Dry earwax? It's an Asian thing.
Via my friend Kate Muhl and the New York Times, I'm now aware that:
- I'm apparently related to some guy who looks like Jesse Ventura pulling a racist Asian caricature-face,
- My dry earwax is race-based, and
- I have EDAR. Which sounds as if it should be like gaydar, only for consumer electronics. A very Asian trait, I suppose. (It's actually a gene complex that codes for thick hair.)
Wet earwax is believed to have uses in insect trapping, self-cleaning, and prevention of dryness in the external auditory canal of the ear. It also produces an odor and causes sweating, which may play a role as a pheromone. The usefulness of dry earwax, however, is not well understood.
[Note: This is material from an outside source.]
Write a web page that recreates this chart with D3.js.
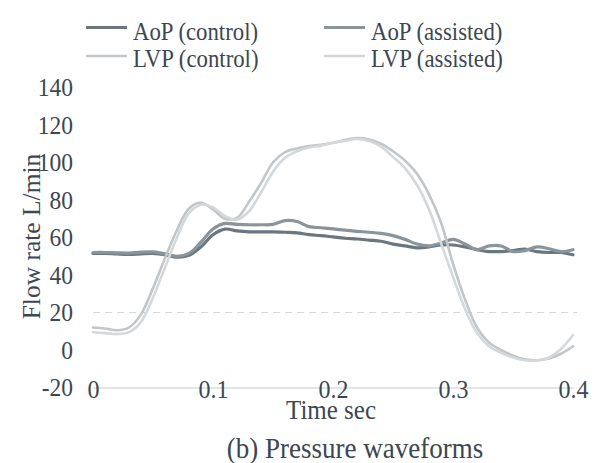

Researchers believe it may have originated to prevent less odor and sweating, a possible adaptation to the cold climate that the population is believed to have lived in.
Earwax type and armpit odor are correlated, since populations with dry earwax, such as those of East Asia, tend to sweat less and have little or no body odor, whereas the wet earwax populations of Africa and Europe sweat more and so may have greater body odor. Several Asian features, such as small nostrils and the fold of fat above the eyelid, are conjectured to be adaptations to the cold. Less sweating, the Japanese authors suggest, may be another adaptation to the cold climate in which the ancestors of East Asian peoples are thought to have lived.